The answers, as you may already have guessed, are hidden in the system views; in particular, in these views:

sys.partition_functions
            contains details for each partitioning function

sys.partition_range_values
            contains data for each value range used in the partitiong functions

sys.destination_data_spaces
            contains associations to map partitions to filegroups

sys.filegroups
            contains filegroup (which is a data space) details

in addition there the $partition function, which returns the partition id in which our data will fall when applied on a partition:

select $partition.PF_DateRange('20050814') as boundary_id

where PF_Daterange is the partitioning function. In our case the results will be 8, since we have defined the following partitioning scheme and function:

create partition function PF_DateRange(datetime)

as

range left for values (

      '20050131 23:59:59.997',

      '20050228 23:59:59.997',

      '20050331 23:59:59.997',

      '20050430 23:59:59.997',

      '20050531 23:59:59.997',

      '20050630 23:59:59.997',

      '20050731 23:59:59.997',

      '20050831 23:59:59.997',

      '20050930 23:59:59.997',

      '20051031 23:59:59.997',

      '20051130 23:59:59.997',

      '20051231 23:59:59.997'

)

go

 

create partition scheme PS_DateRange

as

partition PF_DateRange

to

(

      [FG1],

      [FG2],

      [FG3],

      [FG4],

      [FG5],

      [FG6],

      [FG7],

      [FG8],

      [FG9],

      [FG10],

      [FG11],

      [FG12],

      [PRIMARY]

)

go

 

create table Orders

(

      OrderId           int not null,

      Description       varchar(10) not null,

      RequestDate       datetime not null default(getdate())
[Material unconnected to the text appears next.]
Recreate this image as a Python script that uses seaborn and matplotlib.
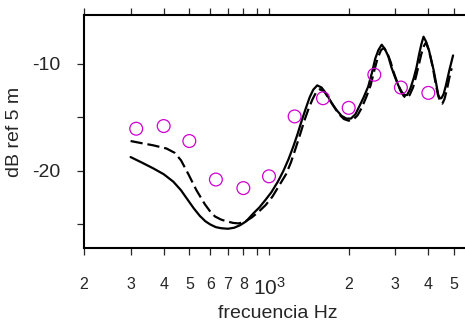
import matplotlib
matplotlib.use("Agg")
import matplotlib.pyplot as plt
import matplotlib.ticker as mticker
import seaborn as sns
import pandas as pd

# ---- data ----
meas_freq = [315, 400, 500, 630, 800, 1000, 1250, 1600, 2000, 2500, 3150, 4000]
meas_db = [-16.05, -15.8, -17.2, -20.8, -21.6, -20.5, -14.9, -13.2, -14.1, -11.0, -12.2, -12.7]

solid_freq = [300, 330, 365, 400, 435, 465, 490, 520, 548, 575, 600, 630, 660, 700, 740,
              780, 820, 870, 920, 970, 1020, 1080, 1133, 1185, 1236, 1280, 1325, 1375,
              1425, 1470, 1521, 1580, 1649, 1720, 1799, 1880, 1960, 2040, 2120, 2190,
              2280, 2371, 2450, 2520, 2590, 2666, 2740, 2825, 2900, 2990, 3080, 3170,
              3250, 3325, 3420, 3524, 3610, 3690, 3760, 3835, 3920, 4020, 4100, 4190,
              4280, 4360, 4420, 4480, 4570, 4660, 4800, 4960]
solid_db = [-18.7, -19.2, -19.75, -20.3, -21.0, -21.8, -22.6, -23.5, -24.2, -24.7, -25.0,
            -25.25, -25.35, -25.4, -25.3, -25.05, -24.7, -24.0, -23.4, -22.7, -22.0, -21.0,
            -20.0, -18.9, -17.7, -16.6, -15.4, -14.2, -13.1, -12.4, -12.0, -12.2, -12.8,
            -13.6, -14.3, -14.85, -15.1, -15.1, -14.7, -14.0, -13.1, -12.1, -10.8, -9.5,
            -8.7, -8.2, -8.6, -9.3, -10.3, -11.2, -12.0, -12.6, -12.9, -12.9, -12.3, -11.3,
            -10.3, -9.1, -8.2, -7.45, -7.9, -8.7, -9.6, -10.6, -11.8, -12.9, -13.2, -13.2,
            -12.8, -12.0, -10.6, -9.2]

dash_freq = [300, 330, 365, 410, 440, 465, 496, 532, 572, 600, 625, 660, 692, 730, 768,
             810, 860, 910, 970, 1030, 1090, 1160, 1210, 1260, 1310, 1360, 1410, 1460,
             1510, 1560, 1620, 1690, 1760, 1840, 1920, 2000, 2080, 2160, 2240, 2330, 2420,
             2500, 2570, 2650, 2720, 2800, 2880, 2960, 3050, 3140, 3230, 3310, 3400, 3500,
             3590, 3680, 3760, 3850, 3920, 4000, 4080, 4170, 4260, 4350, 4430, 4520, 4600,
             4700, 4800, 4900]
dash_db = [-17.2, -17.4, -17.6, -17.9, -18.3, -19.0, -20.3, -21.8, -23.1, -23.8, -24.25,
           -24.55, -24.7, -24.85, -24.9, -24.75, -24.35, -23.85, -23.2, -22.4, -21.4, -20.3,
           -19.2, -17.9, -16.6, -15.3, -14.2, -13.3, -12.6, -12.35, -12.6, -13.3, -14.0,
           -14.7, -15.15, -15.3, -15.2, -14.8, -14.1, -13.1, -12.0, -10.6, -9.5, -8.7, -8.5,
           -9.0, -9.8, -10.8, -11.7, -12.5, -13.0, -13.2, -12.9, -12.2, -11.2, -10.1, -9.1,
           -8.3, -8.0, -8.6, -9.4, -10.5, -11.8, -12.9, -13.5, -13.7, -13.3, -12.4, -11.3,
           -10.4]

x_ticks = [200, 300, 400, 500, 600, 700, 800, 900, 1000, 2000, 3000, 4000, 5000]
x_labels = ["2", "3", "4", "5", "6", "7", "8", "", "$\\mathregular{10^{3}}$", "2", "3", "4", "5"]
y_ticks = [-25, -20, -15, -10]
y_labels = ["", "-20", "", "-10"]

sns.set_style("ticks")
plt.rcParams["font.family"] = ["Liberation Sans", "DejaVu Sans"]

fig = plt.figure(figsize=(4.65, 3.24), dpi=100)
ax = fig.add_axes([84 / 465, 1 - 247.7 / 324, 1 - 84 / 465, (247.7 - 15.3) / 324])

df_s = pd.DataFrame({"f": solid_freq, "db": solid_db})
df_d = pd.DataFrame({"f": dash_freq, "db": dash_db})
df_m = pd.DataFrame({"f": meas_freq, "db": meas_db})

sns.lineplot(data=df_s, x="f", y="db", ax=ax, color="black", lw=1.6, sort=False,
             estimator=None)
sns.lineplot(data=df_d, x="f", y="db", ax=ax, color="black", lw=1.6, sort=False,
             estimator=None)
ax.lines[-1].set_dashes([5.5, 2.2])
sns.scatterplot(data=df_m, x="f", y="db", ax=ax, marker="o", s=85,
                facecolor="none", edgecolor="#D000D0", linewidth=0.9, zorder=5)

ax.set_xscale("log")
ax.set_xlim(200, 5502)
ax.set_ylim(-27.17, -5.45)

ax.xaxis.set_major_locator(mticker.FixedLocator(x_ticks))
ax.xaxis.set_major_formatter(mticker.FixedFormatter(x_labels))
ax.xaxis.set_minor_locator(mticker.NullLocator())
ax.yaxis.set_major_locator(mticker.FixedLocator(y_ticks))
ax.yaxis.set_major_formatter(mticker.FixedFormatter(y_labels))

ax.tick_params(axis="x", which="major", direction="out", length=5, width=0.9,
               labelsize=11.5, pad=16, top=True, labeltop=False)
ax.tick_params(axis="y", which="major", direction="out", length=5, width=0.9,
               labelsize=14, pad=12)
for lbl in ax.get_xticklabels():
    if "10" in lbl.get_text():
        lbl.set_fontsize(15)

for side in ["left", "bottom", "top"]:
    ax.spines[side].set_linewidth(1.5)
    ax.spines[side].set_color("black")
ax.spines["right"].set_visible(False)

ax.set_xlabel("frecuencia Hz", fontsize=14)
ax.set_ylabel("dB ref 5 m", fontsize=14)
ax.xaxis.set_label_coords((278 - 84) / (465 - 84), -(314 - 247.7) / 232.4)
ax.xaxis.label.set_va("center")
ax.yaxis.set_label_coords(-(84 - 15) / (465 - 84), 0.5)
ax.yaxis.label.set_va("center")

fig.savefig("out.png", dpi=100)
) on PS_DateRange(RequestDate)

go

unfortunately the $partition function don’t give us the filegroup name, which we also need. No problem, here’s the sql script that do this:

select

      prv.boundary_id,

      prv.value,

      fg.name

from

      sys.partition_range_values prv

inner join

      sys.partition_functions pf on prv.function_id = pf.function_id

inner join

      sys.destination_data_spaces dds on  dds.destination_id = prv.boundary_id

inner join

      sys.filegroups fg on fg.data_space_id = dds.data_space_id

where

      pf.name = 'PF_DateRange'

and
      prv.boundary_id = $partition.PF_DateRange('20050814')

 

if you also what to see all your partitions along with their range value and the relative used filegroup, this is the script for you.

 

select

      ps.name as PSName,

      dds.destination_id as PartitionNumber,

      fg.Name as FileGroupName,

      prv.value as RangeValue

from

      sys.indexes i

inner join

      sys.partition_schemes ps on ps.data_space_id = i.data_space_id

inner join

      sys.destination_data_spaces dds on dds.partition_scheme_id = ps.data_space_id

inner join

      sys.filegroups fg on fg.data_space_id = dds.data_space_id

left outer join

      sys.partition_range_values prv on prv.boundary_id = dds.destination_id

where

      i.[object_id] = object_id('Orders')

 

And that's it! Now we can know the partition id (PartitionNumber column of the above script) and the filegroup name we have to use, in order to have the script in next articles working!

 

These scripts will be vital if you're going to implement a windowing scenario, since the mapping between Partition Number and Filegroup will change as soon as so begin to use merge and split functions over your partition (Eg.: The filegroup FG7 will be in the partition number 6 instead of 7). With the aid of these scripts we'll be able to get the right values anyway.

One final note: these scripts are taken from Kimberly’s whitepaper and I’ve just modified them a while to add some more data, so, again, forward your “thanks” to her!